REQUIRED TASK :: Write each line of the material exactly as given, from the top through the line that contains "directions = np.arange(0, 360, 15)", and omit all pictures.

THE INPUT ::
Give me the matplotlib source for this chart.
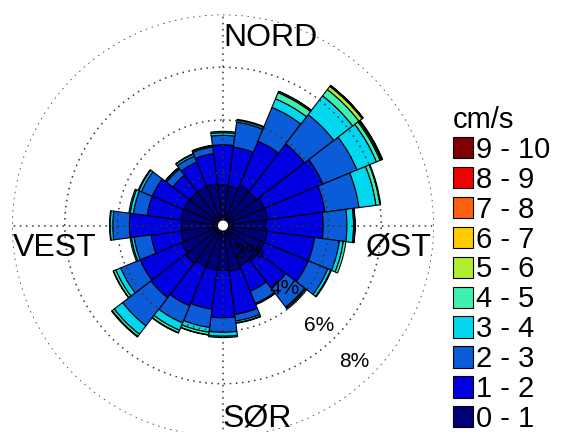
import numpy as np
from matplotlib import pyplot as plt
from matplotlib.patches import Patch

plt.rcParams["font.family"] = ["Liberation Sans", "DejaVu Sans"]

# direction of each sector (degrees from north, clockwise), 15 degree sectors
directions = np.arange(0, 360, 15)

# frequency (%) per speed class and direction
f_0_1 = [1.55, 1.50, 1.64, 1.60, 1.70, 1.70, 1.65, 1.70, 1.70, 1.70, 1.65, 1.75,
         1.70, 1.70, 1.70, 1.80, 1.70, 1.60, 1.58, 1.60, 1.60, 1.60, 1.60, 1.60]
f_1_2 = [1.51, 1.50, 1.82, 2.30, 2.40, 2.20, 2.15, 1.80, 1.80, 1.30, 1.05, 1.65,
         1.80, 1.50, 1.60, 1.65, 1.70, 1.15, 1.97, 1.30, 1.30, 0.80, 1.00, 1.15]
f_2_3 = [0.36, 0.95, 1.39, 1.40, 1.40, 1.30, 0.90, 0.95, 0.80, 0.90, 0.50, 0.25,
         0.55, 0.70, 0.70, 1.35, 0.80, 0.65, 0.63, 0.53, 0.45, 0.30, 0.25, 0.25]
f_3_4 = [0.10, 0.07, 0.35, 0.90, 0.80, 0.65, 0.25, 0.15, 0.12, 0.05, 0.03, 0.07,
         0.15, 0.18, 0.30, 0.40, 0.20, 0.10, 0.10, 0.12, 0.10, 0.05, 0.08, 0.05]
f_4_5 = [0.05, 0.04, 0.25, 0.30, 0.15, 0.15, 0.05, 0.10, 0.03, 0.05, 0.02, 0.02,
         0.05, 0.10, 0.10, 0.10, 0.10, 0.05, 0.02, 0.05, 0.03, 0.02, 0.02, 0.02]
f_5_6 = [0, 0, 0.05, 0.15, 0.05, 0.03, 0.01, 0, 0, 0, 0, 0,
         0, 0.01, 0.02, 0.03, 0.01, 0, 0, 0, 0, 0, 0, 0]
f_6_7 = [0, 0, 0.01, 0.04, 0.03, 0, 0, 0, 0, 0, 0, 0,
         0, 0, 0, 0, 0, 0, 0, 0, 0, 0, 0, 0]
f_7_8 = [0, 0, 0, 0.01, 0.02, 0, 0, 0, 0, 0, 0, 0,
         0, 0, 0, 0, 0, 0, 0, 0, 0, 0, 0, 0]
f_8_9 = [0] * 24
f_9_10 = [0] * 24

speed_labels = ["0 - 1", "1 - 2", "2 - 3", "3 - 4", "4 - 5",
                "5 - 6", "6 - 7", "7 - 8", "8 - 9", "9 - 10"]
speed_colors = ["#00007A", "#0000E0", "#0A5CD8", "#00D8F0", "#40F0B0",
                "#B0F030", "#FFCC00", "#FF6010", "#F00000", "#800000"]
rings = [2, 4, 6, 8]
compass = ["NORD", "ØST", "SØR", "VEST"]

freqs = [f_0_1, f_1_2, f_2_3, f_3_4, f_4_5, f_5_6, f_6_7, f_7_8, f_8_9, f_9_10]

fig = plt.figure(figsize=(5.63, 4.32), dpi=100)
ax = fig.add_axes([12 / 563, (432 - 225.5 - 211) / 432, 422 / 563, 422 / 432],
                  projection="polar")
ax.set_theta_zero_location("N")
ax.set_theta_direction(-1)

theta = np.deg2rad(directions)
width = np.deg2rad(15)
bottom = np.zeros(len(directions))
for f, col in zip(freqs, speed_colors):
    f = np.asarray(f, dtype=float)
    m = f > 0
    if m.any():
        ax.bar(theta[m], f[m], width=width, bottom=bottom[m], color=col,
               edgecolor="black", linewidth=0.8, zorder=1)
    bottom += f

# white hole in the middle
ax.bar(0, 0.19, width=2 * np.pi, bottom=0, color="white", linewidth=0, zorder=4)

ax.set_ylim(0, 8)
ax.set_yticks(rings)
ax.set_yticklabels([])
ax.set_xticks(np.deg2rad([0, 90, 180, 270]))
ax.set_xticklabels([])
ax.grid(True, color="#333333", linestyle=(0, (1, 3)), linewidth=1.1)
ax.set_axisbelow(False)
ax.spines["polar"].set_visible(False)

for r in rings:
    ax.text(np.deg2rad(136), 0.96 * r - 0.5, f"{r}%", fontsize=15,
            ha="center", va="center", zorder=5)

# compass names
ax.text(0.5, 0.9265, compass[0], transform=ax.transAxes, fontsize=23,
        ha="left", va="baseline")
ax.text(0.995, 0.4834, compass[1], transform=ax.transAxes, fontsize=23,
        ha="right", va="top")
ax.text(0.5, 0.079, compass[2], transform=ax.transAxes, fontsize=23,
        ha="left", va="top")
ax.text(0.0024, 0.4834, compass[3], transform=ax.transAxes, fontsize=23,
        ha="left", va="top")

handles = [Patch(facecolor=c, edgecolor="black", linewidth=0.8) for c in speed_colors]
fig.legend(handles[::-1], speed_labels[::-1], loc="upper left",
           bbox_to_anchor=(453 / 563, 1 - 106 / 432), frameon=False,
           title="cm/s", fontsize=21, title_fontsize=21, alignment="left",
           handlelength=0.68, handleheight=0.75, handletextpad=0.12,
           labelspacing=0.065, borderpad=0, borderaxespad=0)

fig.savefig("out.png", dpi=100)
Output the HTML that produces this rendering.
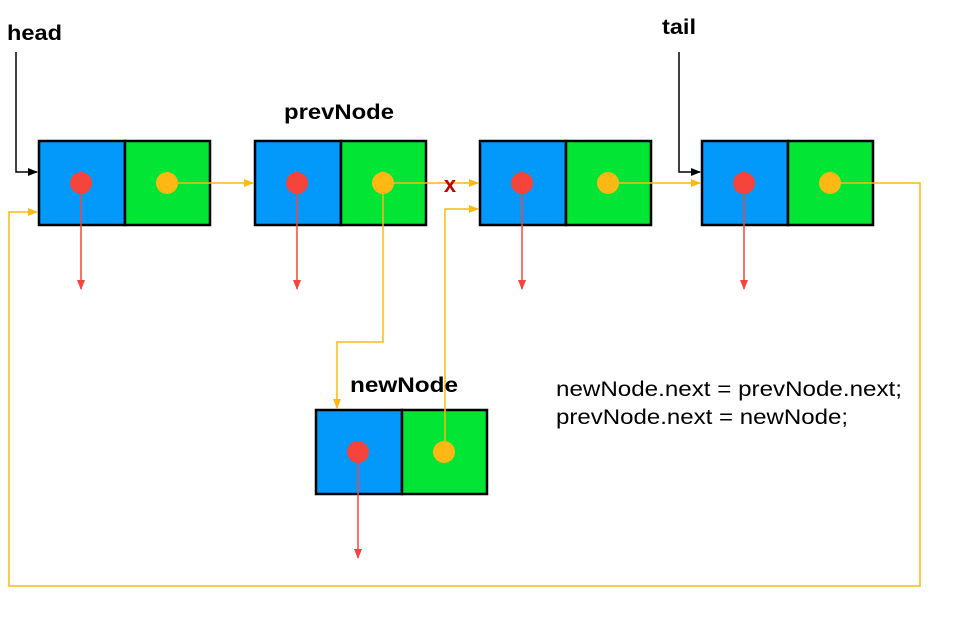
<!DOCTYPE html>
<html><head><meta charset="utf-8"><style>
html,body{margin:0;padding:0;background:#fff;width:974px;height:617px;overflow:hidden}
svg text{font-family:"Liberation Sans",Arial,sans-serif}
</style></head><body>
<svg width="974" height="617" viewBox="0 0 974 617">
<defs>
<marker id="ao" markerWidth="10" markerHeight="10" refX="9" refY="5" orient="auto" markerUnits="userSpaceOnUse"><path d="M0,1 L10,5 L0,9 Z" fill="#FDB813"/></marker>
<marker id="ar" markerWidth="10" markerHeight="10" refX="9" refY="5" orient="auto" markerUnits="userSpaceOnUse"><path d="M0,1 L10,5 L0,9 Z" fill="#F5443B"/></marker>
<marker id="ak" markerWidth="10" markerHeight="10" refX="9" refY="5" orient="auto" markerUnits="userSpaceOnUse"><path d="M0,1 L10,5 L0,9 Z" fill="#000"/></marker>
</defs>
<g id="nodes"></g>
<g fill="none" stroke-width="1.5">
<polyline points="16,52 16,172 37,172" stroke="#000" marker-end="url(#ak)"/>
<polyline points="679,52 679,172 700,172" stroke="#000" marker-end="url(#ak)"/>
<line x1="167" y1="183" x2="253" y2="183" stroke="#FDB813" marker-end="url(#ao)"/>
<line x1="383" y1="183" x2="478" y2="183" stroke="#FDB813" marker-end="url(#ao)"/>
<line x1="608" y1="183" x2="700" y2="183" stroke="#FDB813" marker-end="url(#ao)"/>
<polyline points="383,183 383,342 337,342 337,408" stroke="#FDB813" marker-end="url(#ao)"/>
<polyline points="445,452 445,209 478,209" stroke="#FDB813" marker-end="url(#ao)"/>
<polyline points="830,183 920,183 920,586 9,586 9,212 37,212" stroke="#FDB813" marker-end="url(#ao)"/>
</g>
<g id="dots"></g>
<text x="450" y="192" font-size="22" font-weight="bold" fill="#C00000" text-anchor="middle">x</text>
<text x="7" y="40" font-size="21" font-weight="bold" textLength="55" lengthAdjust="spacingAndGlyphs">head</text>
<text x="662" y="34" font-size="21" font-weight="bold" textLength="34" lengthAdjust="spacingAndGlyphs">tail</text>
<text x="284" y="119" font-size="21" font-weight="bold" textLength="110" lengthAdjust="spacingAndGlyphs">prevNode</text>
<text x="350" y="392" font-size="21" font-weight="bold" textLength="108" lengthAdjust="spacingAndGlyphs">newNode</text>
<text x="556" y="396" font-size="21" textLength="346" lengthAdjust="spacingAndGlyphs">newNode.next = prevNode.next;</text>
<text x="556" y="424" font-size="21" textLength="292" lengthAdjust="spacingAndGlyphs">prevNode.next = newNode;</text>
</svg>
<script>
const nodeX=[39,255,480,702,316];
const nodeY=[141,141,141,141,410];
const names=['node-head','node-prev','node-3','node-tail','node-new'];
const g=document.getElementById('nodes');
const gd=document.getElementById('dots');
const NS='http://www.w3.org/2000/svg';
function mk(t,a){const e=document.createElementNS(NS,t);for(const k in a)e.setAttribute(k,a[k]);return e;}
nodeX.forEach((x,i)=>{
 const y=nodeY[i];
 const grp=mk('g',{});
 
 
 const b=mk('rect',{x:x,y:y,width:86,height:84,fill:'#0399FA',stroke:'#000','stroke-width':2.5});
 
 
 const gr=mk('rect',{x:x+86,y:y,width:85,height:84,fill:'#02E535',stroke:'#000','stroke-width':2.5});
 
 
 grp.append(b,gr);
 g.appendChild(grp);
 const dg=mk('g',{});
 
 
 const rl=mk('line',{x1:x+42,y1:y+42,x2:x+42,y2:y+148,stroke:'#F5443B','stroke-width':1.5,'marker-end':'url(#ar)'});
 
 
 const rd=mk('circle',{cx:x+42,cy:y+42,r:11,fill:'#F5443B'});
 
 
 const od=mk('circle',{cx:x+128,cy:y+42,r:11,fill:'#FDB813'});
 
 
 dg.append(rl,rd,od);
 gd.appendChild(dg);
});
</script>
</body></html>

FINAL RESULT ::
Give me the matplotlib source for this chart.
import numpy as np
from matplotlib import pyplot as plt
from matplotlib.patches import Patch

plt.rcParams["font.family"] = ["Liberation Sans", "DejaVu Sans"]

# direction of each sector (degrees from north, clockwise), 15 degree sectors
directions = np.arange(0, 360, 15)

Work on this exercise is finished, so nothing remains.